Book Review: White Fragility: Why It’s So Hard for White People to Talk About Racism
by Robin DiAngelo
This book is a worthy and indispensable read. It is about and for white people, and how to eliminate our unconscious and ubiquitous racism. Robin DiAngelo addresses white progressives in particular about the pervasive racism we all have because of our common culture, and the mythologies it is predicated on. In this book you will find a refined vocabulary that was not utilized in the race relations sessions of the 1970s, and this further developed semantical approach is like a medical advancement against a deadly disease. Although people of all cultures have their flaws and prejudices, our mainstream (i.e., white) culture has taught us an egregiously false and self serving history, and learning the full history of Western whiteness reveals white privilege to be the deceptive and oppressive aberration that it is.
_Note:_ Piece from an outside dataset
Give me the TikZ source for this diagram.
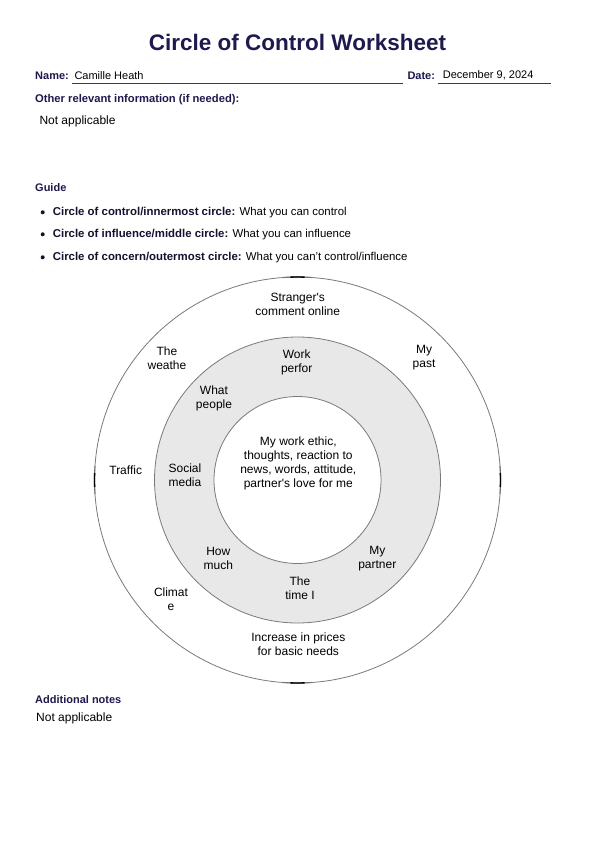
\documentclass[tikz,border=0pt]{standalone}
\usepackage{fontspec}
\setmainfont{Liberation Sans}
\definecolor{navy}{HTML}{1E1A4D}
\definecolor{boldtext}{HTML}{14122E}
\definecolor{ringfill}{HTML}{E8E8E8}
\definecolor{ringline}{HTML}{7A7A7A}
\definecolor{ulinecol}{HTML}{3A3A4A}
\tikzset{
  titlestyle/.style={font=\fontsize{22.5}{26}\selectfont\bfseries, text=navy, inner sep=0},
  lab/.style={font=\fontsize{11}{13}\selectfont\bfseries, text=navy, inner sep=0, anchor=base west},
  otherlab/.style={font=\fontsize{11.2}{13}\selectfont\bfseries, text=navy, inner sep=0, anchor=base west},
  val/.style={font=\fontsize{11}{13}\selectfont, text=black, inner sep=0, anchor=base west},
  guidetext/.style={font=\fontsize{11.4}{13}\selectfont, text=black, inner sep=0, anchor=base west},
  bigval/.style={font=\fontsize{12}{14}\selectfont, text=black, inner sep=0, anchor=base west},
  uline/.style={draw=ulinecol, line width=0.7pt},
  ring/.style={draw=ringline, line width=0.8pt},
  cardmark/.style={draw=black, line width=1.4pt},
  cardhalo/.style={draw=black!55, line width=1.1pt},
  ctext/.style={font=\fontsize{12}{14}\selectfont, align=center, inner sep=0, text=black},
}
\newcommand{\gbold}[1]{\textcolor{boldtext}{\bfseries #1}}
\begin{document}
\begin{tikzpicture}[x=1pt,y=-1pt]
\path[use as bounding box, fill=white] (0,0) rectangle (594,841);

% header
\node[titlestyle, anchor=base] (title) at (297.5,50) {Circle of Control Worksheet};
\node[lab] (namel) at (35,79) {Name:};
\node[val] (name) at (74.3,79) {Camille Heath};
\coordinate (nl1) at (71.7,83.3);
\coordinate (nl2) at (403.3,83.3);
\draw[uline] (nl1) -- (nl2);
\node[lab] (datel) at (407.3,79) {Date:};
\node[val] (date) at (442.7,78.5) {December 9, 2024};
\coordinate (dl1) at (437.7,83);
\coordinate (dl2) at (550.7,83);
\draw[uline] (dl1) -- (dl2);

\node[otherlab] (other) at (35,102.7) {Other relevant information (if needed):};
\node[bigval] (otherv) at (39.3,124) {Not applicable};

% guide
\node[lab] (guide) at (35,191) {Guide};
\node[guidetext] (b1) at (52.7,215.7) {\gbold{Circle of control/innermost circle:} What you can control};
\node[guidetext] (b2) at (52.7,237.7) {\gbold{Circle of influence/middle circle:} What you can influence};
\node[guidetext] (b3) at (52.7,260.7) {\gbold{Circle of concern/outermost circle:} What you can’t control/influence};
\fill[boldtext] (42.7,212.3) circle[radius=2];
\fill[boldtext] (42.7,234.3) circle[radius=2];
\fill[boldtext] (42.7,257.3) circle[radius=2];

% circles
\coordinate (c) at (297.5,480);
\draw[ring] (c) circle[radius=203];
\draw[ring, fill=ringfill] (c) circle[radius=143];
\draw[ring, fill=white] (c) circle[radius=83.5];
\foreach \a in {0,90,180,270}{
  \draw[cardhalo] ([shift={(\a-4:203)}]c) arc[start angle=\a-4, end angle=\a+4, radius=203];
  \draw[cardmark] ([shift={(\a-2:203)}]c) arc[start angle=\a-2, end angle=\a+2, radius=203];
}

% circle texts
\node[ctext] (t1) at (297.7,304.3) {Stranger\textquotesingle s\\comment online};
\node[ctext] (t2) at (167,358.7) {The\\weathe};
\node[ctext] (t3) at (424,357.7) {My\\past};
\node[ctext] (t4) at (296.7,362) {Work\\perfor};
\node[ctext] (t5) at (214,398.7) {What\\people};
\node[ctext] (t6) at (125.7,470) {Traffic};
\node[ctext] (t7) at (185,475.7) {Social\\media};
\node[ctext] (t8) at (298.3,463.7) {My work ethic,\\thoughts, reaction to\\news, words, attitude,\\partner\textquotesingle s love for me};
\node[ctext] (t9) at (218.3,558.7) {How\\much};
\node[ctext] (t10) at (377.3,558.7) {My\\partner};
\node[ctext] (t11) at (300,588.7) {The\\time I};
\node[ctext] (t12) at (171,599.7) {Climat\\e};
\node[ctext] (t13) at (298.3,644.7) {Increase in prices\\for basic needs};

% additional notes
\node[lab] (addl) at (35,703) {Additional notes};
\node[bigval] (addv) at (36,721) {Not applicable};
\end{tikzpicture}
\end{document}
Using science and her own real world observations of human behavior, the author lays bare the tricks and mind games whites use to preserve their shield of willing ignorance of our common hurtful actions toward the “other.” Don’t be put off by the title of this book, as the author demonstrates repeatedly that there is nothing to fear and one’s own humanity to gain in admitting that we operate on the racism that our environment soaks us in. The fig leaf has long dropped off in the sight of non-white people, who already know this only too well (whether or not their white sisters and brothers are aware that they themselves are naked in this way). DiAngelo gives whites permission to expel our embedded racism by acknowledging that good people act on racist assumptions, and that good people upon learning of their racist behavior will work to eliminate it.